The Piano and Its Grand-parents.
Courtesy of Morris Steinert & Sons, Company

CHAPTER XXII
The Pianoforte Grows Up—The Ancestry of the Pianoforte

The Ancestry of the Pianoforte

We feel so familiar with the Pianoforte that we call it piano for short and almost forget that it is dignified by the longer name. We forget too, that Scarlatti, Rameau and Bach played not on the piano but on its ancestors, and that Byrd, Bull and Gibbon did not write their lovely dance suites for the instrument on which we play them today.

The Pianoforte’s family tree has three distinct branches,—strings, sounding board and hammers. First we know the piano is a stringed instrument, although it hides its chief characteristic, not under a bushel, but behind a casing of wood.

Where Stringed Instruments Came From

We have seen the stringed instrument developed from the bow when primitive man winged his arrow in the hunt, and heard its twang. Later desiring fuller tone, the sounding board grew, when early peoples sank bow-like instruments and reeds into a gourd which increased and reflected the sound as the metal reflector behind a light intensifies it.

Strings to produce sound, must be rubbed, like the bow drawn across violin strings, plucked as the mandolin or the harp is plucked, or struck with a hammer as was the dulcimer.

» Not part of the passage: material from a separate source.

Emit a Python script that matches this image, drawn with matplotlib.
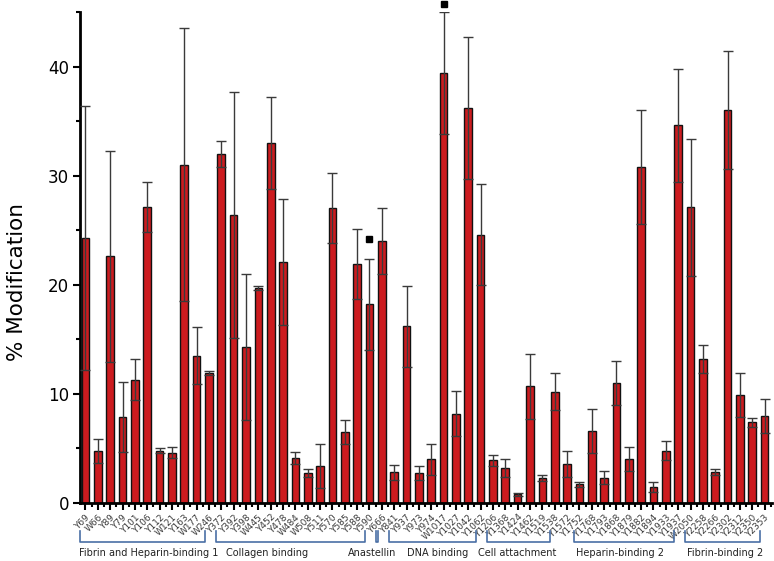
import matplotlib
matplotlib.use("Agg")
import matplotlib.pyplot as plt
import numpy as np
from matplotlib.ticker import MultipleLocator

sites = ["Y69", "W66", "Y89", "Y79", "Y101", "Y106", "Y112", "W121", "Y163", "W177", "W246",
         "Y372", "Y392", "Y398", "W445", "Y452", "Y478", "W484", "W508", "Y511", "Y570", "Y585", "Y588", "Y590",
         "Y666",
         "Y841", "Y937", "Y973", "Y974", "W1017", "Y1027", "Y1042", "Y1062",
         "Y1206", "Y1368", "Y1424", "Y1462", "Y1519", "Y1538", "Y1572",
         "Y1752", "Y1768", "Y1793", "Y1868", "Y1879", "Y1882", "Y1894", "Y1933", "Y1937",
         "W2050", "Y2258", "Y2266", "Y2302", "Y2312", "Y2350", "Y2353"]

modification = [24.25, 4.8, 22.6, 7.9, 11.3, 27.1, 4.8, 4.6, 31.0, 13.5, 11.9,
                32.0, 26.4, 14.3, 19.7, 33.0, 22.1, 4.16, 2.75, 3.4, 27.0, 6.5, 21.9, 18.2,
                24.0,
                2.8, 16.2, 2.75, 4.0, 39.4, 8.2, 36.2, 24.6,
                3.9, 3.2, 0.8, 10.7, 2.3, 10.2, 3.6,
                1.7, 6.6, 2.3, 11.0, 4.0, 30.8, 1.5, 4.8, 34.6,
                27.1, 13.2, 2.85, 36.0, 9.9, 7.4, 7.95]

error = [12.1, 1.1, 9.7, 3.2, 1.9, 2.3, 0.2, 0.5, 12.5, 2.6, 0.2,
         1.2, 11.3, 6.7, 0.2, 4.2, 5.8, 0.55, 0.4, 2.0, 3.2, 1.1, 3.2, 4.2,
         3.0,
         0.7, 3.7, 0.65, 1.4, 5.6, 2.1, 6.5, 4.6,
         0.5, 0.8, 0.15, 3.0, 0.3, 1.7, 1.2,
         0.2, 2.0, 0.6, 2.0, 1.1, 5.2, 0.45, 0.9, 5.2,
         6.3, 1.3, 0.25, 5.4, 2.0, 0.4, 1.55]

# significance markers: (site, height)
markers = [("Y590", 24.2), ("W1017", 45.7)]

# domain groups: (name, first site, last site)
groups = [("Fibrin and Heparin-binding 1", "Y69", "W246"),
          ("Collagen binding", "Y372", "Y590"),
          ("Anastellin", "Y666", "Y666"),
          ("DNA binding", "Y841", "Y1062"),
          ("Cell attachment", "Y1206", "Y1538"),
          ("Heparin-binding 2", "Y1752", "Y1937"),
          ("Fibrin-binding 2", "W2050", "Y2353")]
# label centre offsets relative to bracket centre (in bar units)
label_shift = [0.5, -1.9, -0.4, 0.4, -0.1, -0.3, 0.2]

fig = plt.figure(figsize=(7.74, 5.61), dpi=100)
ax = fig.add_axes([80/774, 58/561, 692/774, 491/561])

x = np.arange(len(sites))
ax.bar(x, modification, width=0.62, color="#cc1b1f", edgecolor="#111111", linewidth=1.0, zorder=2)
ax.errorbar(x, modification, yerr=error, fmt="none", ecolor="#3a3a3a", elinewidth=1.0,
            capsize=3.5, capthick=1.0, zorder=3)

for s, h in markers:
    ax.plot(sites.index(s), h, marker="s", color="black", markersize=5, clip_on=False, zorder=4)

ax.set_xlim(-0.445, 55.6)
ax.set_ylim(0, 45)
ax.spines["top"].set_visible(False)
ax.spines["right"].set_visible(False)
ax.spines["left"].set_linewidth(2)
ax.spines["bottom"].set_linewidth(2)

ax.yaxis.set_major_locator(MultipleLocator(10))
ax.yaxis.set_minor_locator(MultipleLocator(5))
ax.tick_params(axis="y", which="major", length=5, width=1.5, labelsize=12, pad=3)
ax.tick_params(axis="y", which="minor", length=3, width=1.5)

ax.set_xticks(x)
ax.set_xticks(x + 0.5, minor=True)
ax.set_xticklabels(sites, rotation=45, ha="right", rotation_mode="anchor", fontsize=6.5, color="#3a3a3a")
ax.tick_params(axis="x", which="major", length=5, width=1.5, pad=2)
ax.tick_params(axis="x", which="minor", length=3, width=1.5)

ax.set_ylabel("% Modification", fontsize=15.5, labelpad=8)
ax.yaxis.set_label_coords(-0.076, 0.45)

trans = ax.get_xaxis_transform()
bcol = "#4a6fa5"
ybot = -0.0795
ytop = -0.057
for (name, a, b), sh in zip(groups, label_shift):
    i0 = sites.index(a) - 0.45
    i1 = sites.index(b) - 0.35
    ax.plot([i0, i0, i1, i1], [ytop, ybot, ybot, ytop], color=bcol, linewidth=1.2,
            transform=trans, clip_on=False)
    ax.text((i0 + i1) / 2 + sh, ybot - 0.013, name, transform=trans, ha="center", va="top",
            fontsize=7, color="#222222")

fig.savefig("out.png", dpi=100)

In the ancient times there were two instruments much alike, the psaltery and the dulcimer, both with a triangular or rectangular sounding box across which are stretched strings of wire or gut fastened to tuning pins. The difference between these two “relatives” is that the psaltery is plucked with fingers or a plectrum, and the dulcimer is struck with hammers. So the psaltery is the grandfather of the virginal, spinet, clavecin, and harpsichord, while the dulcimer is the remote ancestor of the pianoforte.